To accommodate these changes, I ( Orcicorn ) began to take a more hands-on approach to the Twitter account. This allowed me personally curate all the VIP Codes while allowing the Bot to focus on what it does best, SHiFT Codes. Since April 2019 I’ve been actively participating in the twitter account and currating all the different codes I can find on the internet. I offer what support I can for some of the most frequently asked questions, provide links to more indepth sources for problems I can not answer and setup the occassional community giveaway of one-time-use codes and DLC for the franchise.
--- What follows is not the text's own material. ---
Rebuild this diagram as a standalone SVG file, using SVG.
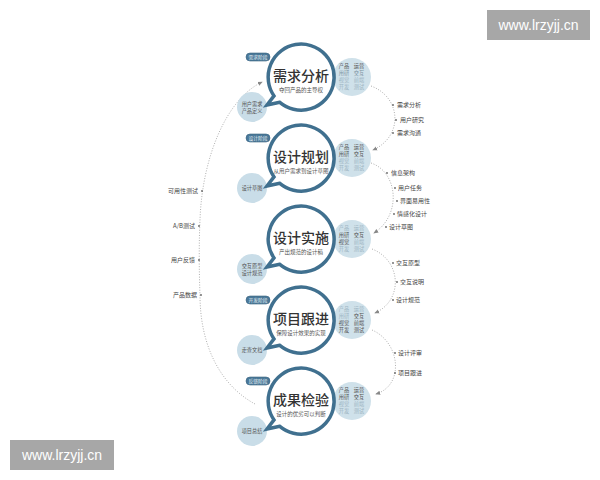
<svg xmlns="http://www.w3.org/2000/svg" width="600" height="480" viewBox="0 0 600 480">
<defs>
<style>
text{font-family:"Noto Sans CJK SC","Liberation Sans",sans-serif;}
.bub{fill:#fff;stroke:#40708f;stroke-width:3.5;}
.rc{fill:#cfe1ea;}
.lc{fill:#c9dde8;}
.tt{font-size:14px;font-weight:500;fill:#333;text-anchor:middle;}
.st{font-size:5.5px;fill:#555;text-anchor:middle;}
.r{font-size:5.2px;text-anchor:middle;}
.d{fill:#555;}
.m{fill:#7f95a3;}
.l{fill:#9db5c3;}
.lt{font-size:5.2px;fill:#555;text-anchor:middle;}
.tag{fill:#4a7898;stroke:#3a6582;stroke-width:0.6;}
.tg{font-size:4.8px;fill:#e8f0f5;text-anchor:middle;}
.arc{fill:none;stroke:#9a9a9a;stroke-width:0.8;stroke-dasharray:1 1.6;}
.dot{fill:#666;}
.lab{font-size:6px;fill:#444;}
.labr{font-size:6px;fill:#444;text-anchor:end;}
.wm{fill:#a7a7a7;}
.wt{font-family:"Liberation Sans",sans-serif;font-size:14px;fill:#fff;text-anchor:middle;}
</style>
<marker id="ah" viewBox="0 0 6 6" refX="5" refY="3" markerWidth="5" markerHeight="5" orient="auto" markerUnits="userSpaceOnUse">
<path d="M0 0.5 L6 3 L0 5.5 Z" fill="#888"/>
</marker>
</defs>
<rect width="600" height="480" fill="#fff"/>

<g id="connectors">
<path class="arc" d="M255 404 C220 385 200 345 200 295 C199 270 199 240 200 220 C202 160 225 100 262 82" marker-end="url(#ah)"/>
<path class="arc" d="M371 86 C401 97 404 136 373 150" marker-end="url(#ah)"/>
<path class="arc" d="M371 163 C398 172 402 215 374 233" marker-end="url(#ah)"/>
<path class="arc" d="M372 249 C401 260 404 300 375 313" marker-end="url(#ah)"/>
<path class="arc" d="M372 330 C400 342 405 385 376 394" marker-end="url(#ah)"/>
</g>

<g id="left-labels">
<circle class="dot" cx="202" cy="191" r="0.9"/><text class="labr" x="198" y="193">可用性测试</text>
<circle class="dot" cx="199" cy="226" r="0.9"/><text class="labr" x="195" y="228">A/B测试</text>
<circle class="dot" cx="199" cy="260" r="0.9"/><text class="labr" x="195" y="262">用户反馈</text>
<circle class="dot" cx="201" cy="295" r="0.9"/><text class="labr" x="197" y="297">产品数据</text>
</g>

<g id="right-labels">
<circle class="dot" cx="393" cy="105" r="0.9"/><text class="lab" x="397" y="107">需求分析</text>
<circle class="dot" cx="396" cy="120" r="0.9"/><text class="lab" x="400" y="122">用户研究</text>
<circle class="dot" cx="393" cy="133" r="0.9"/><text class="lab" x="397" y="135">需求沟通</text>
<circle class="dot" cx="387" cy="173" r="0.9"/><text class="lab" x="391" y="175">信息架构</text>
<circle class="dot" cx="395" cy="188" r="0.9"/><text class="lab" x="398" y="190">用户任务</text>
<circle class="dot" cx="397" cy="201" r="0.9"/><text class="lab" x="400" y="203">界面易用性</text>
<circle class="dot" cx="394" cy="214" r="0.9"/><text class="lab" x="397" y="216">情感化设计</text>
<circle class="dot" cx="386" cy="227" r="0.9"/><text class="lab" x="389" y="229">设计草图</text>
<circle class="dot" cx="393" cy="263" r="0.9"/><text class="lab" x="396" y="265">交互原型</text>
<circle class="dot" cx="397" cy="282" r="0.9"/><text class="lab" x="400" y="284">交互说明</text>
<circle class="dot" cx="393" cy="300" r="0.9"/><text class="lab" x="396" y="302">设计规范</text>
<circle class="dot" cx="395" cy="353" r="0.9"/><text class="lab" x="398" y="355">设计评审</text>
<circle class="dot" cx="395" cy="373" r="0.9"/><text class="lab" x="398" y="375">项目跟进</text>
</g>

<g id="stage1" transform="translate(301,77)">
<g id="stage1-roles"><circle class="rc" cx="51" cy="0" r="19"/>
<text class="r d" x="43" y="-9">产品</text><text class="r d" x="58" y="-9">运营</text>
<text class="r m" x="43" y="-2">用研</text><text class="r m" x="58" y="-2">交互</text>
<text class="r l" x="43" y="5">视觉</text><text class="r l" x="58" y="5">前端</text>
<text class="r l" x="43" y="12">开发</text><text class="r l" x="58" y="12">测试</text></g>
<g id="stage1-output"><circle class="lc" cx="-49" cy="30" r="15"/>
<text class="lt" x="-49" y="29">用户需求</text><text class="lt" x="-49" y="36">产品定义</text></g>
<g id="stage1-main"><path class="bub" d="M-21.2 25.3 L-34 28 L-27 18.9 A33 33 0 1 1 -21.2 25.3 Z"/>
<text class="tt" x="0" y="4">需求分析</text><text class="st" x="0" y="14.5">夺回产品的主导权</text></g>
<g id="stage1-tag"><rect class="tag" x="-55" y="-24" width="24" height="8" rx="4"/><text class="tg" x="-43" y="-18.3">需求阶段</text></g>
</g>

<g id="stage2" transform="translate(301,158)">
<g id="stage2-roles"><circle class="rc" cx="51" cy="0" r="19"/>
<text class="r d" x="43" y="-9">产品</text><text class="r d" x="58" y="-9">运营</text>
<text class="r d" x="43" y="-2">用研</text><text class="r d" x="58" y="-2">交互</text>
<text class="r l" x="43" y="5">视觉</text><text class="r l" x="58" y="5">前端</text>
<text class="r l" x="43" y="12">开发</text><text class="r l" x="58" y="12">测试</text></g>
<g id="stage2-output"><circle class="lc" cx="-49" cy="30" r="15"/>
<text class="lt" x="-49" y="32">设计草图</text></g>
<g id="stage2-main"><path class="bub" d="M-21.2 25.3 L-34 28 L-27 18.9 A33 33 0 1 1 -21.2 25.3 Z"/>
<text class="tt" x="0" y="4">设计规划</text><text class="st" x="0" y="14.5">从用户需求到设计草图</text></g>
<g id="stage2-tag"><rect class="tag" x="-55" y="-24" width="24" height="8" rx="4"/><text class="tg" x="-43" y="-18.3">设计阶段</text></g>
</g>

<g id="stage3" transform="translate(301,239)">
<g id="stage3-roles"><circle class="rc" cx="51" cy="0" r="19"/>
<text class="r l" x="43" y="-9">产品</text><text class="r l" x="58" y="-9">运营</text>
<text class="r d" x="43" y="-2">用研</text><text class="r d" x="58" y="-2">交互</text>
<text class="r d" x="43" y="5">视觉</text><text class="r l" x="58" y="5">前端</text>
<text class="r l" x="43" y="12">开发</text><text class="r l" x="58" y="12">测试</text></g>
<g id="stage3-output"><circle class="lc" cx="-49" cy="30" r="15"/>
<text class="lt" x="-49" y="29">交互原型</text><text class="lt" x="-49" y="36">设计规范</text></g>
<g id="stage3-main"><path class="bub" d="M-21.2 25.3 L-34 28 L-27 18.9 A33 33 0 1 1 -21.2 25.3 Z"/>
<text class="tt" x="0" y="4">设计实施</text><text class="st" x="0" y="14.5">产出规范的设计稿</text></g>
</g>

<g id="stage4" transform="translate(301,320)">
<g id="stage4-roles"><circle class="rc" cx="51" cy="0" r="19"/>
<text class="r l" x="43" y="-9">产品</text><text class="r l" x="58" y="-9">运营</text>
<text class="r l" x="43" y="-2">用研</text><text class="r d" x="58" y="-2">交互</text>
<text class="r d" x="43" y="5">视觉</text><text class="r d" x="58" y="5">前端</text>
<text class="r d" x="43" y="12">开发</text><text class="r d" x="58" y="12">测试</text></g>
<g id="stage4-output"><circle class="lc" cx="-49" cy="30" r="15"/>
<text class="lt" x="-49" y="32">走查文档</text></g>
<g id="stage4-main"><path class="bub" d="M-21.2 25.3 L-34 28 L-27 18.9 A33 33 0 1 1 -21.2 25.3 Z"/>
<text class="tt" x="0" y="4">项目跟进</text><text class="st" x="0" y="14.5">保障设计效果的实现</text></g>
<g id="stage4-tag"><rect class="tag" x="-55" y="-24" width="24" height="8" rx="4"/><text class="tg" x="-43" y="-18.3">开发阶段</text></g>
</g>

<g id="stage5" transform="translate(301,401)">
<g id="stage5-roles"><circle class="rc" cx="51" cy="0" r="19"/>
<text class="r d" x="43" y="-9">产品</text><text class="r d" x="58" y="-9">运营</text>
<text class="r d" x="43" y="-2">用研</text><text class="r d" x="58" y="-2">交互</text>
<text class="r l" x="43" y="5">视觉</text><text class="r l" x="58" y="5">前端</text>
<text class="r l" x="43" y="12">开发</text><text class="r l" x="58" y="12">测试</text></g>
<g id="stage5-output"><circle class="lc" cx="-49" cy="30" r="15"/>
<text class="lt" x="-49" y="32">项目总结</text></g>
<g id="stage5-main"><path class="bub" d="M-21.2 25.3 L-34 28 L-27 18.9 A33 33 0 1 1 -21.2 25.3 Z"/>
<text class="tt" x="0" y="4">成果检验</text><text class="st" x="0" y="14.5">设计的优劣可以判断</text></g>
<g id="stage5-tag"><rect class="tag" x="-55" y="-24" width="24" height="8" rx="4"/><text class="tg" x="-43" y="-18.3">反馈阶段</text></g>
</g>

<g id="watermark-top"><rect class="wm" x="487" y="10" width="103" height="30"/><text class="wt" x="538.5" y="30">www.lrzyjj.cn</text></g>
<g id="watermark-bottom"><rect class="wm" x="10" y="440" width="104" height="30"/><text class="wt" x="62" y="460">www.lrzyjj.cn</text></g>
</svg>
All of this donated by the community to the community.

Site Revamp

Now in late 2019 the site and bot have been revamped yet once more to solve on of the most common requests I see on the Twitter timeline…. archived codes.

What used to be a simple Twitter interface is now a Hugo powered archive of known SHiFT and VIP Codes that is both manually and automatically updated as new information is discovered. The system is far from perfect but it is functional and provides a “one-stop-shop” for all your SHiFT & VIP Code needs.

Real-time communications are handled directly through TweetDeck on the dgSHiFTCodes account while the Bot handles the majority of the Hugo updates through a variety of BASH, Python and PHP Scripts.

If you have any comments, questions or concerns you can contact me directly through Twitter or just drop an Email

SHiFTBot

Occassionaly referred to on this page and on the Twitter account, SHiFT Bot is a series of scripts that powers the detection and publishing of new SHiFT and VIP codes. I’ve written extensively about how this custom set of scripts works on the about SHiFTBot page. It is pretty dry but may be of interest to other like minded individuals.

Disclaimer

For the sake of clarity and transparency this is a FAN SITE. I am not affiliated with Gearbox Software, 2KGames, Borderlands or anything or anyone else in anyway what so ever. If you need support, want to complain or are looking for anything official, you need to reach out to those people. It’s their game, their software, their branding, their trademarks, their copyrights. I’m just a fan of the series who’s curating content. That’s it, that’s all.